Shared spaces a priority for recreation centers
Sherrard says that certain “traditional” spaces, like athletic fields and courts, and even aquatic amenities, are still must haves in rec centers. On the other hand, Moody Nolan has seen less demand lately for racquet sports spaces, and more demand for “shared spaces,” such as turf gyms within fieldhouses, and climbing and bouldering options. Clients also want multipurpose rooms for activities that range from “high energy to mediation,” says Sherrard, who spoke with BD+C last week.
He points specifically to the 101,000-sf, $30 million rec center at Jacksonville State University in Alabama, which opened in January 2019. Sherrard says prior to that opening, fitness and wellness were not prevalent concerns for most rural southern schools. Jacksonville State, conversely, saw the new rec center—which would have the largest footprint of any building on its campus—as one of its “anchors.”
The building’s highlights, says Sherrard, feature a 43-ft-tall outdoor climbing wall, social engagement spaces that include a campus “living room,” and an outdoor “adventure” component for biking and walking. Sherrard adds that rec centers need to be immersive, which in Jacksonville State’s case meant telling a design story through branding “to root the student in a sense of place.” (He notes that anyone walking into this rec center can see most of its rooms at first glance.)
How recreation centers can reinforce student health
After Jacksonville State opened its rec center, its enrollment for the next fall semester jumped by 6 percent. (The school’s full- and parttime enrollment for the fall of 2022 was 9,633, compared to 7,696 in the spring of 2018.)

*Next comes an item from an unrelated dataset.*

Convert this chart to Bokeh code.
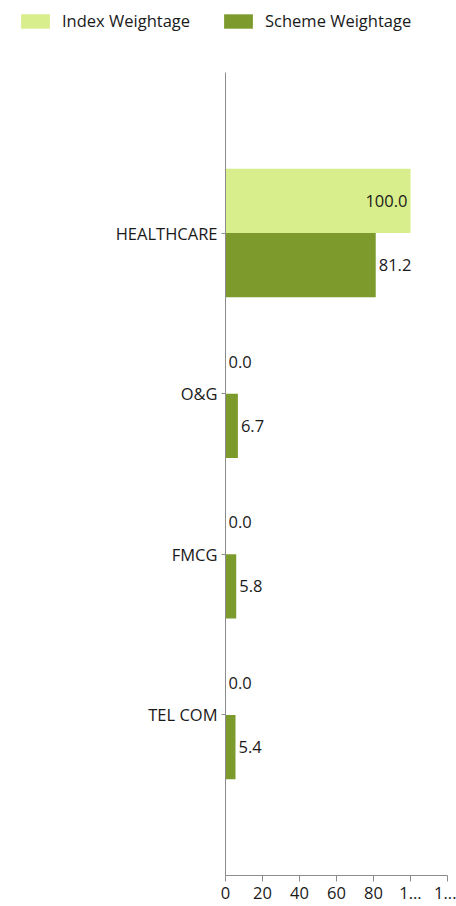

Other campuses around the country flaunt their recreational and athletic facilities as recruitment bait. “That always comes up, and without [a rec center] there’s a void,” says Sherrard. He points out that Penn State University’s rec center (designed by his firm) is across the street from the college’s Admissions building, so the rec center is the first thing prospective and incoming students and their parents see, accentuating the college’s commitment to health and wellness.

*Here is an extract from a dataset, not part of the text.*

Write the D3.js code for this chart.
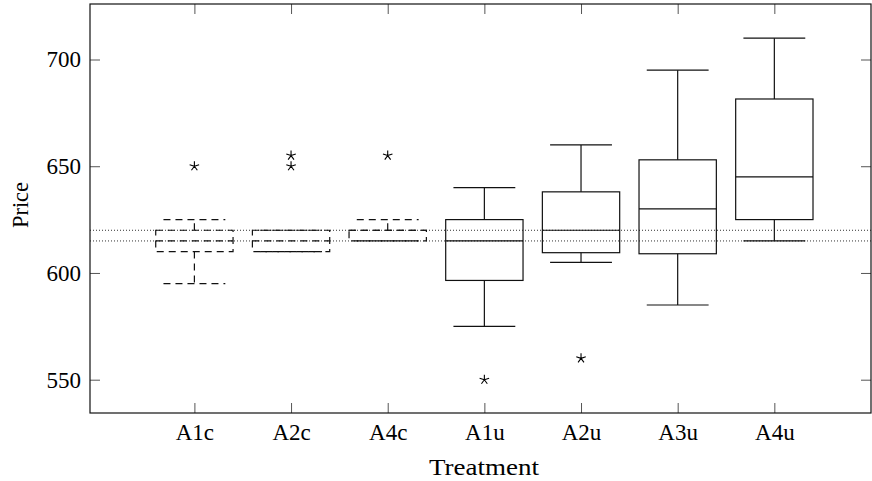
<!DOCTYPE html>
<html>
<head>
<meta charset="utf-8">
<script src="https://cdn.jsdelivr.net/npm/d3@7"></script>
<style>
  html, body { margin: 0; padding: 0; background: #fff; }
  svg { display: block; }
  text { font-family: "Liberation Serif", "DejaVu Serif", serif; fill: #000; }
</style>
</head>
<body>
<svg id="chart" width="872" height="481"></svg>
<script>
// ---- data ----
const categories     = ["A1c", "A2c", "A4c", "A1u", "A2u", "A3u", "A4u"];
const lowerWhisker   = [595, 610, 615, 575, 605, 585, 615];
const lowerQuartile  = [610, 610, 615, 596.5, 609.5, 609, 625];
const medianValues   = [615, 615, 620, 615, 620, 630, 645];
const upperQuartile  = [620, 620, 620, 625, 638, 653, 681.5];
const upperWhisker   = [625, 620, 625, 640, 660, 695, 710];
const outliers       = [[650], [650, 655], [655], [550], [560], [], []];
const referenceLines = [615, 620];
const yTickValues    = [550, 600, 650, 700];
const xLabel = "Treatment";
const yLabel = "Price";

// ---- layout ----
const plotLeft = 90, plotRight = 871, plotTop = 4, plotBottom = 413;
const svg = d3.select("#chart");

const x = d3.scaleLinear().domain([-0.08, 8]).range([plotLeft, plotRight]);
const y = d3.scaleLinear().domain([534.4, 726]).range([plotBottom, plotTop]);
const pos = categories.map((c, i) => i + 1);

const boxHalf = 0.4, capHalf = 0.32;
const ink = "#111";

// ---- reference lines ----
svg.append("g").selectAll("line").data(referenceLines).join("line")
  .attr("x1", plotLeft).attr("x2", plotRight)
  .attr("y1", d => y(d)).attr("y2", d => y(d))
  .attr("stroke", "#333").attr("stroke-width", 1)
  .attr("stroke-dasharray", "1,2");

// ---- boxes ----
const boxes = categories.map((c, i) => ({
  name: c, p: pos[i], lw: lowerWhisker[i], q1: lowerQuartile[i], med: medianValues[i],
  q3: upperQuartile[i], uw: upperWhisker[i], out: outliers[i], dashed: c.endsWith("c")
}));

const gBox = svg.append("g");
boxes.forEach(b => {
  const g = gBox.append("g")
    .attr("fill", "none").attr("stroke", ink).attr("stroke-width", 1.2)
    .attr("stroke-dasharray", b.dashed ? "7,5" : null);
  g.append("rect")
    .attr("x", x(b.p - boxHalf)).attr("y", y(b.q3))
    .attr("width", x(b.p + boxHalf) - x(b.p - boxHalf))
    .attr("height", y(b.q1) - y(b.q3));
  g.append("line").attr("x1", x(b.p - boxHalf)).attr("x2", x(b.p + boxHalf))
    .attr("y1", y(b.med)).attr("y2", y(b.med));
  g.append("line").attr("x1", x(b.p)).attr("x2", x(b.p))
    .attr("y1", y(b.q3)).attr("y2", y(b.uw));
  g.append("line").attr("x1", x(b.p)).attr("x2", x(b.p))
    .attr("y1", y(b.q1)).attr("y2", y(b.lw));
  g.append("line").attr("x1", x(b.p - capHalf)).attr("x2", x(b.p + capHalf))
    .attr("y1", y(b.uw)).attr("y2", y(b.uw));
  g.append("line").attr("x1", x(b.p - capHalf)).attr("x2", x(b.p + capHalf))
    .attr("y1", y(b.lw)).attr("y2", y(b.lw));
  b.out.forEach(v => {
    const cx = x(b.p), cy = y(v), r = 5;
    let d = "";
    for (let k = 0; k < 5; k++) {
      const a = -Math.PI / 2 + k * 2 * Math.PI / 5;
      d += `M${cx},${cy}L${cx + r * Math.cos(a)},${cy + r * Math.sin(a)}`;
    }
    svg.append("path").attr("d", d).attr("fill", "none")
      .attr("stroke", "#000").attr("stroke-width", 1.1);
  });
});

// ---- axes ----
const fontSize = 23;
const xAxis = d3.axisBottom(x).tickValues(pos).tickFormat((d, i) => categories[i])
  .tickSize(-10).tickSizeOuter(0).tickPadding(11);
const gx = svg.append("g").attr("transform", `translate(0,${plotBottom})`).call(xAxis);

const xAxisTop = d3.axisTop(x).tickValues(pos).tickFormat("").tickSize(-10).tickSizeOuter(0);
const gxt = svg.append("g").attr("transform", `translate(0,${plotTop})`).call(xAxisTop);

const yAxis = d3.axisLeft(y).tickValues(yTickValues).tickFormat(d3.format("d"))
  .tickSize(-10).tickSizeOuter(0).tickPadding(9);
const gy = svg.append("g").attr("transform", `translate(${plotLeft},0)`).call(yAxis);

const yAxisRight = d3.axisRight(y).tickValues(yTickValues).tickFormat("").tickSize(-10).tickSizeOuter(0);
const gyr = svg.append("g").attr("transform", `translate(${plotRight},0)`).call(yAxisRight);

[gx, gxt, gy, gyr].forEach(g => {
  g.select(".domain").remove();
  g.selectAll(".tick line").attr("stroke", "#555").attr("stroke-width", 1);
  g.selectAll("text").attr("font-family", "Liberation Serif, DejaVu Serif, serif")
    .attr("font-size", fontSize).attr("fill", "#000");
});

// ---- frame ----
svg.append("rect").attr("x", plotLeft).attr("y", plotTop)
  .attr("width", plotRight - plotLeft).attr("height", plotBottom - plotTop)
  .attr("fill", "none").attr("stroke", ink).attr("stroke-width", 1.2);

// ---- axis titles ----
svg.append("text").attr("x", 484).attr("y", 475)
  .attr("text-anchor", "middle").attr("font-size", fontSize)
  .attr("textLength", 110).attr("lengthAdjust", "spacingAndGlyphs").text(xLabel);
svg.append("text").attr("transform", `translate(28,205) rotate(-90)`)
  .attr("text-anchor", "middle").attr("font-size", fontSize)
  .attr("textLength", 46).attr("lengthAdjust", "spacingAndGlyphs").text(yLabel);
</script>
</body>
</html>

Appealing to student needs is at the forefront of rec center design and operations, says Sherrard. Moody Nolan’s focus groups for the Michigan State University project (for which Rossetti is the AOR) revealed two desired trends that became key design drivers: biophilia and what Sherrard calls “zones for discovery.”
This rec center’s design is created around a courtyard. According to MSU, the building’s front façade opens to an outdoor greenspace with “large spans of glass for natural daylight and ventilation, allowing for integrated indoor-outdoor functional fitness experiences.”

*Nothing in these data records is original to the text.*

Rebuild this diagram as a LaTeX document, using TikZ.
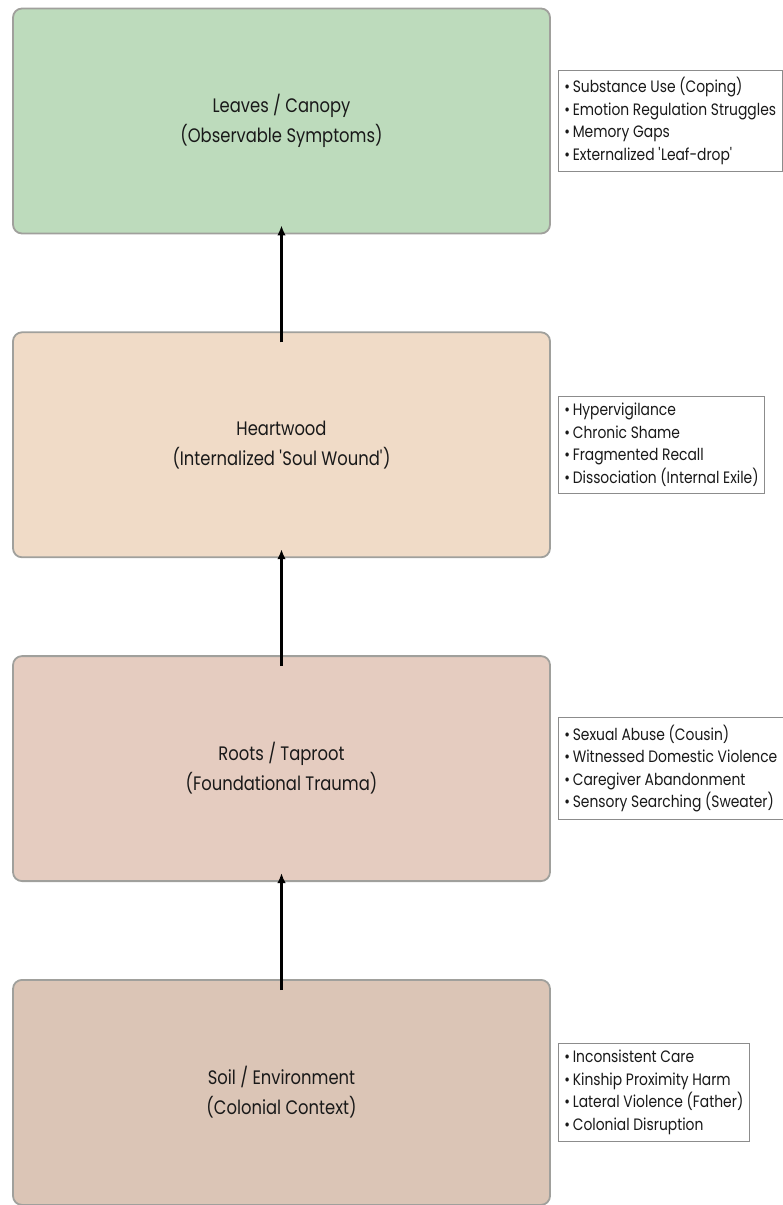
\documentclass[tikz,border=0pt]{standalone}
\usepackage{fontspec}
\setmainfont{Poppins}[FakeStretch=0.84]
\usetikzlibrary{arrows.meta,positioning}
\definecolor{leafgreen}{RGB}{189,219,188}
\definecolor{heartpeach}{RGB}{240,219,199}
\definecolor{rootrose}{RGB}{229,204,192}
\definecolor{soilbrown}{RGB}{219,197,182}
\definecolor{tierline}{RGB}{160,160,156}
\definecolor{noteline}{RGB}{140,140,140}
\definecolor{inkgray}{RGB}{25,25,25}

\begin{document}
\begin{tikzpicture}[
  x=1pt, y=-1pt,
  node distance=97pt and 7pt,
  tier/.style={draw=tierline, line width=1.8pt, rounded corners=9pt, minimum width=537pt, minimum height=225pt, align=center, font=\fontsize{19.5}{30}\selectfont, text=inkgray},
  note/.style={draw=noteline, line width=0.9pt, fill=white, align=left, inner xsep=6pt, inner ysep=7pt, font=\fontsize{16.5}{22.5}\selectfont, text=inkgray},
  arr/.style={-{Latex[length=10pt,width=8.5pt]}, line width=2.2pt}
]
\useasboundingbox (0,0) rectangle (782,1205);
\node[tier, fill=leafgreen] (leaves) at (281.5,121) {Leaves / Canopy\\(Observable Symptoms)};
\node[tier, fill=heartpeach, below=of leaves] (heart) {Heartwood\\(Internalized \textquotesingle Soul Wound\textquotesingle)};
\node[tier, fill=rootrose, below=of heart] (roots) {Roots / Taproot\\(Foundational Trauma)};
\node[tier, fill=soilbrown, below=of roots] (soil) {Soil / Environment\\(Colonial Context)};
\node[note, right=of leaves] (leavesnote) {\textbullet\,Substance Use (Coping)\\\textbullet\,Emotion Regulation Struggles\\\textbullet\,Memory Gaps\\\textbullet\,Externalized \textquotesingle Leaf-drop\textquotesingle};
\node[note, right=of heart] (heartnote) {\textbullet\,Hypervigilance\\\textbullet\,Chronic Shame\\\textbullet\,Fragmented Recall\\\textbullet\,Dissociation (Internal Exile)};
\node[note, right=of roots] (rootsnote) {\textbullet\,Sexual Abuse (Cousin)\\\textbullet\,Witnessed Domestic Violence\\\textbullet\,Caregiver Abandonment\\\textbullet\,Sensory Searching (Sweater)};
\node[note, right=of soil] (soilnote) {\textbullet\,Inconsistent Care\\\textbullet\,Kinship Proximity Harm\\\textbullet\,Lateral Violence (Father)\\\textbullet\,Colonial Disruption};
\draw[arr] ([yshift=-11pt]soil.north) -- ([yshift=9pt]roots.south);
\draw[arr] ([yshift=-11pt]roots.north) -- ([yshift=9pt]heart.south);
\draw[arr] ([yshift=-11pt]heart.north) -- ([yshift=9pt]leaves.south);
\end{tikzpicture}
\end{document}
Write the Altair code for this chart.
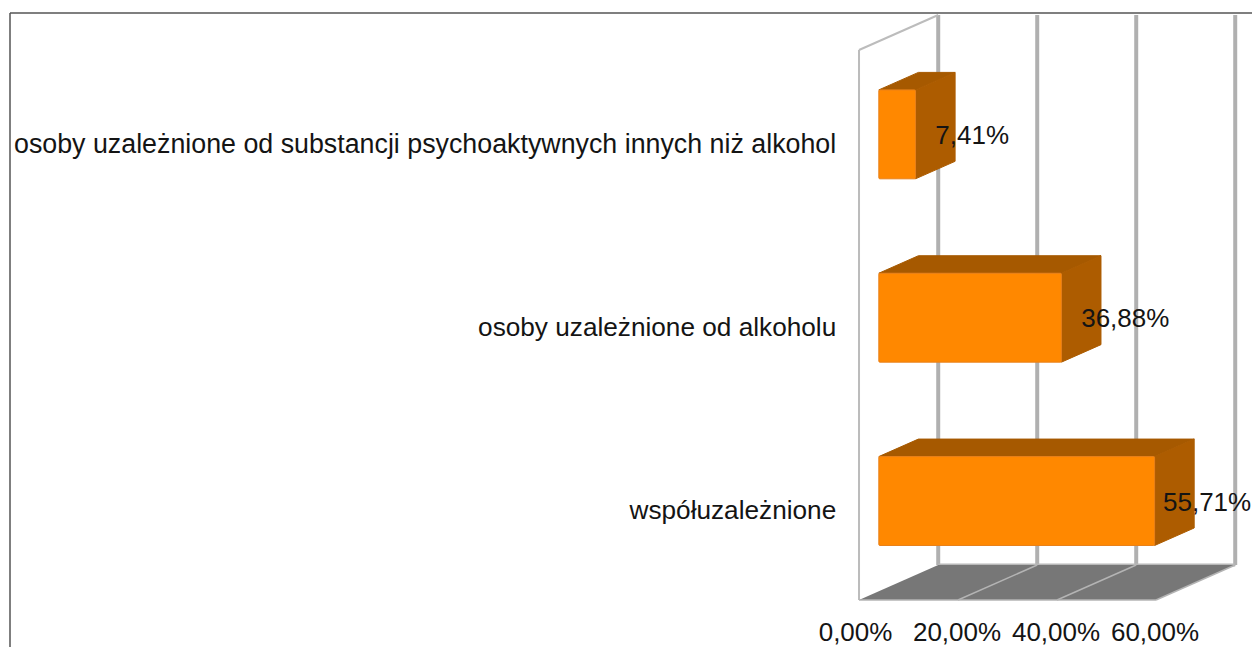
import altair as alt
import pandas as pd

categories = ["współuzależnione", "osoby uzależnione od alkoholu",
              "osoby uzależnione od substancji psychoaktywnych innych niż alkohol"]
label_sizes = [26.2, 26.2, 26.8]
values = [55.71, 36.88, 7.41]
value_labels = ["55,71%", "36,88%", "7,41%"]
ticks = [0, 20, 40, 60]
tick_labels = ["0,00%", "20,00%", "40,00%", "60,00%"]
SLOTS = 3

W, H = 1244, 639
# oblique projection: a unit of depth moves a point this far in value / slot units
DX, DY = 16.0, 0.191
BAR_D0, BAR_D1 = 0.25, 0.75
BAR_H = 0.485
BAR_SHIFT = -0.008
X_DOMAIN = [-171.92, 79.39]
Y_DOMAIN = [-0.2564, 3.229]

FONT = "Liberation Sans"
TEXT = "#141414"
x_s = alt.Scale(domain=X_DOMAIN, range=[0, W], nice=False, zero=False)
y_s = alt.Scale(domain=Y_DOMAIN, range=[H, 0], nice=False, zero=False)


def px(v, d):
    return v + DX * d


def py(s, d):
    return s + DY * d


X = lambda f: alt.X(f, type="quantitative", scale=x_s, axis=None)
Y = lambda f: alt.Y(f, type="quantitative", scale=y_s, axis=None)


def seg(rows, color, width):
    df = pd.DataFrame(rows, columns=["x", "y", "x2", "y2"])
    return alt.Chart(df).mark_rule(color=color, strokeWidth=width).encode(
        X("x"), Y("y"), x2="x2", y2="y2")


# floor
floor = alt.Chart(pd.DataFrame({
    "y": [py(0, 0), py(0, 1)],
    "x": [px(0, 0), px(0, 1)],
    "x2": [px(ticks[-1], 0), px(ticks[-1], 1)],
})).mark_area(orient="horizontal", color="#777777").encode(X("x"), Y("y"), x2="x2")

GRID = "#b0b0b0"
back = seg([[px(t, 1), py(0, 1), px(t, 1), py(SLOTS, 1)] for t in ticks], GRID, 4)
back_base = seg([[px(ticks[0], 1), py(0, 1), px(ticks[-1], 1), py(0, 1)]], "#b8b8b8", 3)
side = seg([[px(0, 0), py(0, 0), px(0, 0), py(SLOTS, 0)],
            [px(0, 0), py(SLOTS, 0), px(0, 1), py(SLOTS, 1)]], "#bcbcbc", 2)
floor_lines = seg([[px(t, 0), py(0, 0), px(t, 1), py(0, 1)] for t in ticks[1:]]
                  + [[px(ticks[0], 0), py(0, 0), px(ticks[-1], 0), py(0, 0)]],
                  "#b4b4b4", 1.5)

# bars
front_rows, top_rows, side_rows = [], [], []
for i, v in enumerate(values):
    c = i + 0.5 + BAR_SHIFT
    lo, hi = c - BAR_H / 2, c + BAR_H / 2
    front_rows.append({"x": px(0, BAR_D0), "x2": px(v, BAR_D0),
                       "y": py(lo, BAR_D0), "y2": py(hi, BAR_D0)})
    for d in (BAR_D0, BAR_D1):
        top_rows.append({"b": i, "y": py(hi, d), "x": px(0, d), "x2": px(v, d)})
        side_rows.append({"b": i, "x": px(v, d), "y": py(lo, d), "y2": py(hi, d)})

ORANGE, DARK_TOP, DARK_SIDE = "#ff8800", "#a65900", "#ad5c00"
tops = alt.Chart(pd.DataFrame(top_rows)).mark_area(
    orient="horizontal", color=DARK_TOP, stroke=DARK_TOP, strokeWidth=1, strokeJoin="round"
).encode(X("x"), Y("y"), x2="x2", detail="b:N")
sides = alt.Chart(pd.DataFrame(side_rows)).mark_area(
    orient="vertical", color=DARK_SIDE, stroke=DARK_SIDE, strokeWidth=1, strokeJoin="round"
).encode(X("x"), Y("y"), y2="y2", detail="b:N")
fronts = alt.Chart(pd.DataFrame(front_rows)).mark_rect(
    color=ORANGE, stroke="#e8801a", strokeWidth=1, cornerRadius=1
).encode(X("x"), Y("y"), x2="x2", y2="y2")

# texts
cat_df = pd.DataFrame({"t": categories, "x": [-4.6] * 3, "s": label_sizes,
                       "y": [i + 0.5 for i in range(3)]})
cat_text = alt.Chart(cat_df).mark_text(
    font=FONT, align="right", baseline="middle", color=TEXT, dy=3
).encode(X("x"), Y("y"), text="t:N", size=alt.Size("s:Q", scale=None, legend=None))

# the widest value label is pulled back a little so that it stays whole inside the canvas
value_label_shift = [-2.3, 0, 0]
val_df = pd.DataFrame({"t": value_labels,
                       "x": [px(v, 0.5) + s for v, s in zip(values, value_label_shift)],
                       "y": [py(i + 0.5, BAR_D0) for i in range(3)]})
val_text = alt.Chart(val_df).mark_text(
    font=FONT, fontSize=26, align="left", baseline="middle", color=TEXT, dy=3
).encode(X("x"), Y("y"), text="t:N")

tick_shift = [-0.7, -0.2, -0.2, -0.2]
tick_df = pd.DataFrame({"t": tick_labels,
                        "x": [t + s for t, s in zip(ticks, tick_shift)],
                        "y": [-0.18] * len(ticks)})
tick_text = alt.Chart(tick_df).mark_text(
    font=FONT, fontSize=26, align="center", baseline="middle", color=TEXT
).encode(X("x"), Y("y"), text="t:N")

# outer frame of the picture
frame_top = alt.Chart(pd.DataFrame({"a": [0]})).mark_rule(color="#555555", strokeWidth=1.5).encode(
    x=alt.value(2), x2=alt.value(W), y=alt.value(5))
frame_left = alt.Chart(pd.DataFrame({"a": [0]})).mark_rule(color="#555555", strokeWidth=1.5).encode(
    x=alt.value(2), y=alt.value(5), y2=alt.value(H))

chart = alt.layer(
    frame_top, frame_left, back, back_base, floor, side, floor_lines,
    tops, sides, fronts, cat_text, val_text, tick_text
).properties(width=W, height=H, padding=0, autosize=alt.AutoSizeParams(type="none")
).configure_view(stroke=None)

chart.save("out.html", embed_options={"renderer": "svg", "actions": False})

Each floor of Pitt’s Recreation and Wellness center will have a different emphasis: dining, free weights, swimming and aquatic exercise, a gym, a jogging track, a multipurpose room, etc. The building itself, built into an 85-ft hillside, will connect Pitt’s upper and lower campuses. Also built into the hillside will be a 160-step “Panther Run,” that includes an outdoor platform halfway up for fitness classes.
Given its verticality, Pitt’s Recreation and Wellness center “could be a game changer” for urban-situated rec centers, says Sherrard.